Winners of APA education and training awards at the 2012 convention

Awards for education and training in psychology, graduate research, and application of psychology to education and training
Contributions to Education and Training in Psychology

W. Gregory Keilin, PhDW. Gregory Keilin, PhD

Dr. Keilin has spent most of his professional career providing training and administration for doctoral internship programs and leadership service for psychology internship training. He has been engaged in writing innovative training materials and is passionate in his leadership in promoting some of the most important networks of communications for education and training — for example, he was instrumental in developing the Association of Psychology Postdoctoral and Internship Centers (APPIC) Clearinghouse and in improving the APPIC Internship Match Program.

 

Award for Distinguished Contributions of Applications of Psychology to Education and Training

C. Cybele Raver, PhDC. Cybele Raver, PhD

Dr. Raver is a prolific and award-winning writer who has published widely and served as a reviewer on many high-quality journals. Her publications are well cited, and she has received support from numerous foundations and federal sources. One of the most highly respected scholars and investigators in developmental science, she studies the various factors that affect children's self-regulation and consequently their academic readiness.
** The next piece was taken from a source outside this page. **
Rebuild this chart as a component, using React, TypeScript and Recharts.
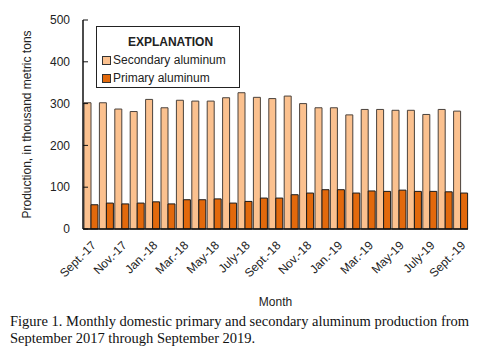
import React from "react";
import {
  BarChart,
  Bar,
  XAxis,
  YAxis,
  Legend,
} from "recharts";

const months = [
  "Sept.-17", "Oct.-17", "Nov.-17", "Dec.-17", "Jan.-18", "Feb.-18", "Mar.-18",
  "Apr.-18", "May-18", "June-18", "July-18", "Aug.-18", "Sept.-18", "Oct.-18",
  "Nov.-18", "Dec.-18", "Jan.-19", "Feb.-19", "Mar.-19", "Apr.-19", "May-19",
  "June-19", "July-19", "Aug.-19", "Sept.-19",
];

const secondary = [
  302, 302, 287, 281, 310, 290, 308, 306, 306, 314, 326, 315, 312, 318, 300,
  290, 290, 273, 286, 286, 284, 284, 274, 286, 282,
];

const primary = [
  58, 62, 60, 62, 65, 60, 70, 70, 72, 62, 66, 74, 74, 82, 86, 94, 94, 86, 91,
  90, 93, 90, 90, 89, 86,
];

const yTicks = [0, 100, 200, 300, 400, 500];

const data = months.map((m, i) => ({
  month: m,
  secondary: secondary[i],
  primary: primary[i],
}));

const SEC_FILL = "#FBC18F";
const SEC_STROKE = "#4a423c";
const PRI_FILL = "#E2690C";
const PRI_STROKE = "#1a1a1a";
const FONT = "'Liberation Sans', Arial, sans-serif";

const Swatch = ({ fill }: { fill: string }) => (
  <span
    style={{
      display: "inline-block",
      width: 7,
      height: 7,
      background: fill,
      border: "1px solid #333",
      marginRight: 2,
      verticalAlign: "middle",
    }}
  />
);

const Explanation = () => (
  <div
    style={{
      border: "1.5px solid #222",
      width: 144,
      height: 62,
      boxSizing: "border-box",
      fontFamily: FONT,
      fontSize: 12,
      color: "#222",
      background: "#fff",
      paddingLeft: 5,
    }}
  >
    <div style={{ textAlign: "center", fontWeight: "bold", marginTop: 8, lineHeight: "14px" }}>
      EXPLANATION
    </div>
    <div style={{ lineHeight: "18px", marginTop: 2 }}>
      <Swatch fill={SEC_FILL} />
      Secondary aluminum
    </div>
    <div style={{ lineHeight: "18px" }}>
      <Swatch fill={PRI_FILL} />
      Primary aluminum
    </div>
  </div>
);

export default function App() {
  return (
    <div style={{ position: "absolute", left: 0, top: 0, width: 500, height: 362, background: "#fff" }}>
      <BarChart
        width={500}
        height={310}
        data={data}
        margin={{ top: 20, right: 32, left: 23, bottom: 0 }}
        barCategoryGap={1}
        barGap={0}
      >
        <XAxis
          dataKey="month"
          interval={1}
          height={81}
          tickLine={false}
          axisLine={{ stroke: "#111", strokeWidth: 1.5 }}
          angle={-45}
          textAnchor="end"
          tickMargin={5}
          tick={{ fontSize: 12, fill: "#222", fontFamily: FONT }}
          label={{
            value: "Month",
            position: "insideBottom",
            offset: 4,
            fontSize: 12,
            fill: "#222",
            fontFamily: FONT,
          }}
        />
        <XAxis
          xAxisId="top"
          dataKey="month"
          orientation="top"
          height={0}
          tick={false}
          tickLine={false}
          axisLine={{ stroke: "#333", strokeWidth: 1 }}
        />
        <YAxis
          width={60}
          domain={[0, 500]}
          ticks={yTicks}
          tickSize={-5}
          tickMargin={18}
          tickLine={{ stroke: "#111" }}
          axisLine={{ stroke: "#111", strokeWidth: 1.5 }}
          tick={{ fontSize: 12, fill: "#222", fontFamily: FONT }}
          label={{
            value: "Production, in thousand metric tons",
            angle: -90,
            position: "center",
            dx: -26,
            fontSize: 12,
            fill: "#222",
            fontFamily: FONT,
          }}
        />
        <YAxis
          yAxisId="r"
          orientation="right"
          width={0}
          domain={[0, 500]}
          ticks={yTicks}
          tickSize={-5}
          tick={false}
          tickLine={{ stroke: "#111" }}
          axisLine={{ stroke: "#111", strokeWidth: 1.5 }}
        />
        <Legend
          layout="vertical"
          align="center"
          verticalAlign="middle"
          content={() => <Explanation />}
          wrapperStyle={{ left: 96, top: 26, width: 144 }}
        />
        <Bar
          dataKey="secondary"
          name="Secondary aluminum"
          fill={SEC_FILL}
          stroke={SEC_STROKE}
          strokeWidth={1}
          isAnimationActive={false}
        />
        <Bar
          dataKey="primary"
          name="Primary aluminum"
          fill={PRI_FILL}
          stroke={PRI_STROKE}
          strokeWidth={1}
          isAnimationActive={false}
        />
      </BarChart>
      <div
        style={{
          position: "absolute",
          left: 10,
          top: 313,
          fontFamily: "'Liberation Serif', 'Times New Roman', serif",
          fontSize: 14.5,
          lineHeight: "17px",
          color: "#111",
          whiteSpace: "nowrap",
        }}
      >
        Figure 1. Monthly domestic primary and secondary aluminum production from
        <br />
        September 2017 through September 2019.
      </div>
    </div>
  );
}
Her research has revealed effective new strategies for prevention and intervention at home and at school for the most educationally and economically challenged children.

 

APA/Psi Chi Edwin B. Newman Graduate Research Award

Cynthia Najdowski Cynthia Najdowski

Miss Najdowski is honored for her outstanding research paper examining the relationship between intellectually disabled juveniles and a heightened risk for falsely confessing to crimes. Through the use of mock trial experiments, attribution theory and the discounting principle, her research identifies the psychological mechanisms underlying this effect. The results suggest that jurors were less likely to vote “guilty” when a juvenile was intellectually disabled than when a juvenile was not disabled. The paper “Understanding Jurors' Judgments in Cases Involving Juvenile Defendants” was published in Psychology, Public Policy, and Law® in October 2011 and was the basis for Najdowski's selection as the recipient of this award in 2012. Bette L. Bottoms, PhD, served as faculty supervisor.